Material provided:

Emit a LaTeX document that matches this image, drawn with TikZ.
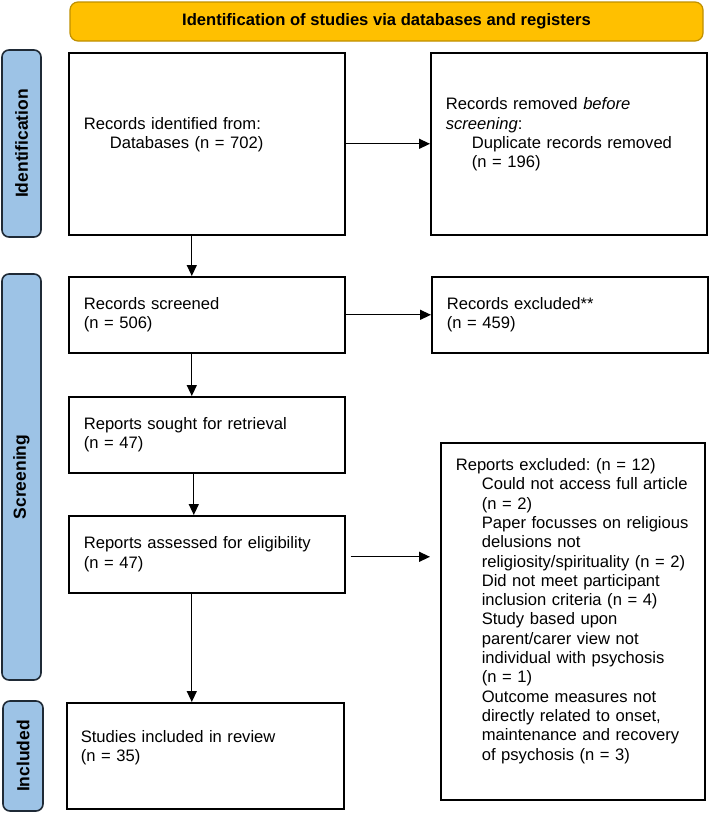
\documentclass[tikz,border=0pt]{standalone}
\usepackage{fontspec}
\setmainfont{Liberation Sans}
\usetikzlibrary{arrows.meta}
\definecolor{hdrfill}{HTML}{FFC000}
\definecolor{hdrline}{HTML}{BF9000}
\definecolor{sidefill}{HTML}{9DC3E6}
\definecolor{sideline}{HTML}{1F2A36}
\frenchspacing
\begin{document}
\begin{tikzpicture}[x=1pt,y=-1pt,
  every node/.style={font=\fontsize{16.6}{19.3}\selectfont},
  box/.style={draw=black,line width=1.6pt,rectangle,inner xsep=15pt,inner ysep=0pt,align=left,anchor=north west},
  sidebar/.style={draw=sideline,fill=sidefill,line width=1.6pt,rounded corners=7pt,rotate=90,inner sep=0pt,font=\fontsize{17.5}{20}\selectfont\bfseries},
  header/.style={draw=hdrline,fill=hdrfill,line width=1.2pt,rounded corners=8pt,inner sep=0pt,font=\fontsize{16.6}{20}\selectfont\bfseries},
  arr/.style={line width=1.3pt,-{Triangle[length=11pt,width=10pt]}}
]
\useasboundingbox (0,0) rectangle (709,814);

% header
\node[header,minimum width=633pt,minimum height=39pt] (hd) at (386.5,21.5) {Identification of studies via databases and registers};

% side bars
\node[sidebar,minimum width=187pt,minimum height=39pt] (sI) at (21.5,143.5) {Identification};
\node[sidebar,minimum width=406pt,minimum height=39pt] (sS) at (21.5,477) {Screening};
\node[sidebar,minimum width=110pt,minimum height=40pt] (sN) at (23,756) {Included};

% boxes
\node[box,text width=246pt,minimum height=182pt] (b1) at (68,52)
  {Records identified from:\\\hspace*{26pt}Databases (n = 702)\rule[-22pt]{0pt}{22pt}};
\node[box,text width=246pt,minimum height=182pt] (b2) at (430,52)
  {Records removed \textit{before}\\\textit{screening}:\\\hspace*{26pt}Duplicate records removed\\\hspace*{26pt}(n = 196)\rule[-22pt]{0pt}{22pt}};
\node[box,text width=246pt,minimum height=76pt] (b3) at (68,276)
  {Records screened\\(n = 506)};
\node[box,text width=246pt,minimum height=76pt] (b4) at (431,276)
  {Records excluded**\\(n = 459)};
\node[box,text width=246pt,minimum height=76pt] (b5) at (68,396)
  {Reports sought for retrieval\\(n = 47)};
\node[box,text width=246pt,minimum height=77pt] (b6) at (68,515)
  {Reports assessed for eligibility\\(n = 47)};
\node[box,text width=234pt,minimum height=357pt] (b7) at (440,442)
  {Reports excluded: (n = 12)\\
   \hspace*{26pt}Could not access full article\\
   \hspace*{26pt}(n = 2)\\
   \hspace*{26pt}Paper focusses on religious\\
   \hspace*{26pt}delusions not\\
   \hspace*{26pt}religiosity/spirituality (n = 2)\\
   \hspace*{26pt}Did not meet participant\\
   \hspace*{26pt}inclusion criteria (n = 4)\\
   \hspace*{26pt}Study based upon\\
   \hspace*{26pt}parent/carer view not\\
   \hspace*{26pt}individual with psychosis\\
   \hspace*{26pt}(n = 1)\\
   \hspace*{26pt}Outcome measures not\\
   \hspace*{26pt}directly related to onset,\\
   \hspace*{26pt}maintenance and recovery\\
   \hspace*{26pt}of psychosis (n = 3)\rule[-24pt]{0pt}{24pt}};
\node[box,inner xsep=14pt,text width=249pt,minimum height=106pt] (b8) at (66,702)
  {Studies included in review\\(n = 35)\rule[-20pt]{0pt}{20pt}};

% connectors
\draw[arr] (b1.east) -- (b2.west);
\draw[arr] ([xshift=-15pt]b1.south) -- ([xshift=-15pt]b3.north);
\draw[arr] (b3.east) -- (b4.west);
\draw[arr] ([xshift=-15pt]b3.south) -- ([xshift=-15pt]b5.north);
\draw[arr] ([xshift=-13pt]b5.south) -- ([xshift=-13pt]b6.north);
\draw[arr] ([xshift=5pt,yshift=-2.5pt]b6.east) -- ([xshift=-10pt,yshift=-2.5pt]b6.east -| b7.west);
\draw[arr] ([xshift=-15pt]b6.south) -- ([xshift=-15pt]b8.north -| b6.south);
\end{tikzpicture}
\end{document}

The request:
Take the data above and repeat it exactly, leaving each picture out.

Response to the task:
Emit a LaTeX document that matches this image, drawn with TikZ.
\documentclass[tikz,border=0pt]{standalone}
\usepackage{fontspec}
\setmainfont{Liberation Sans}
\usetikzlibrary{arrows.meta}
\definecolor{hdrfill}{HTML}{FFC000}
\definecolor{hdrline}{HTML}{BF9000}
\definecolor{sidefill}{HTML}{9DC3E6}
\definecolor{sideline}{HTML}{1F2A36}
\frenchspacing
\begin{document}
\begin{tikzpicture}[x=1pt,y=-1pt,
  every node/.style={font=\fontsize{16.6}{19.3}\selectfont},
  box/.style={draw=black,line width=1.6pt,rectangle,inner xsep=15pt,inner ysep=0pt,align=left,anchor=north west},
  sidebar/.style={draw=sideline,fill=sidefill,line width=1.6pt,rounded corners=7pt,rotate=90,inner sep=0pt,font=\fontsize{17.5}{20}\selectfont\bfseries},
  header/.style={draw=hdrline,fill=hdrfill,line width=1.2pt,rounded corners=8pt,inner sep=0pt,font=\fontsize{16.6}{20}\selectfont\bfseries},
  arr/.style={line width=1.3pt,-{Triangle[length=11pt,width=10pt]}}
]
\useasboundingbox (0,0) rectangle (709,814);

% header
\node[header,minimum width=633pt,minimum height=39pt] (hd) at (386.5,21.5) {Identification of studies via databases and registers};

% side bars
\node[sidebar,minimum width=187pt,minimum height=39pt] (sI) at (21.5,143.5) {Identification};
\node[sidebar,minimum width=406pt,minimum height=39pt] (sS) at (21.5,477) {Screening};
\node[sidebar,minimum width=110pt,minimum height=40pt] (sN) at (23,756) {Included};

% boxes
\node[box,text width=246pt,minimum height=182pt] (b1) at (68,52)
  {Records identified from:\\\hspace*{26pt}Databases (n = 702)\rule[-22pt]{0pt}{22pt}};
\node[box,text width=246pt,minimum height=182pt] (b2) at (430,52)
  {Records removed \textit{before}\\\textit{screening}:\\\hspace*{26pt}Duplicate records removed\\\hspace*{26pt}(n = 196)\rule[-22pt]{0pt}{22pt}};
\node[box,text width=246pt,minimum height=76pt] (b3) at (68,276)
  {Records screened\\(n = 506)};
\node[box,text width=246pt,minimum height=76pt] (b4) at (431,276)
  {Records excluded**\\(n = 459)};
\node[box,text width=246pt,minimum height=76pt] (b5) at (68,396)
  {Reports sought for retrieval\\(n = 47)};
\node[box,text width=246pt,minimum height=77pt] (b6) at (68,515)
  {Reports assessed for eligibility\\(n = 47)};
\node[box,text width=234pt,minimum height=357pt] (b7) at (440,442)
  {Reports excluded: (n = 12)\\
   \hspace*{26pt}Could not access full article\\
   \hspace*{26pt}(n = 2)\\
   \hspace*{26pt}Paper focusses on religious\\
   \hspace*{26pt}delusions not\\
   \hspace*{26pt}religiosity/spirituality (n = 2)\\
   \hspace*{26pt}Did not meet participant\\
   \hspace*{26pt}inclusion criteria (n = 4)\\
   \hspace*{26pt}Study based upon\\
   \hspace*{26pt}parent/carer view not\\
   \hspace*{26pt}individual with psychosis\\
   \hspace*{26pt}(n = 1)\\
   \hspace*{26pt}Outcome measures not\\
   \hspace*{26pt}directly related to onset,\\
   \hspace*{26pt}maintenance and recovery\\
   \hspace*{26pt}of psychosis (n = 3)\rule[-24pt]{0pt}{24pt}};
\node[box,inner xsep=14pt,text width=249pt,minimum height=106pt] (b8) at (66,702)
  {Studies included in review\\(n = 35)\rule[-20pt]{0pt}{20pt}};

% connectors
\draw[arr] (b1.east) -- (b2.west);
\draw[arr] ([xshift=-15pt]b1.south) -- ([xshift=-15pt]b3.north);
\draw[arr] (b3.east) -- (b4.west);
\draw[arr] ([xshift=-15pt]b3.south) -- ([xshift=-15pt]b5.north);
\draw[arr] ([xshift=-13pt]b5.south) -- ([xshift=-13pt]b6.north);
\draw[arr] ([xshift=5pt,yshift=-2.5pt]b6.east) -- ([xshift=-10pt,yshift=-2.5pt]b6.east -| b7.west);
\draw[arr] ([xshift=-15pt]b6.south) -- ([xshift=-15pt]b8.north -| b6.south);
\end{tikzpicture}
\end{document}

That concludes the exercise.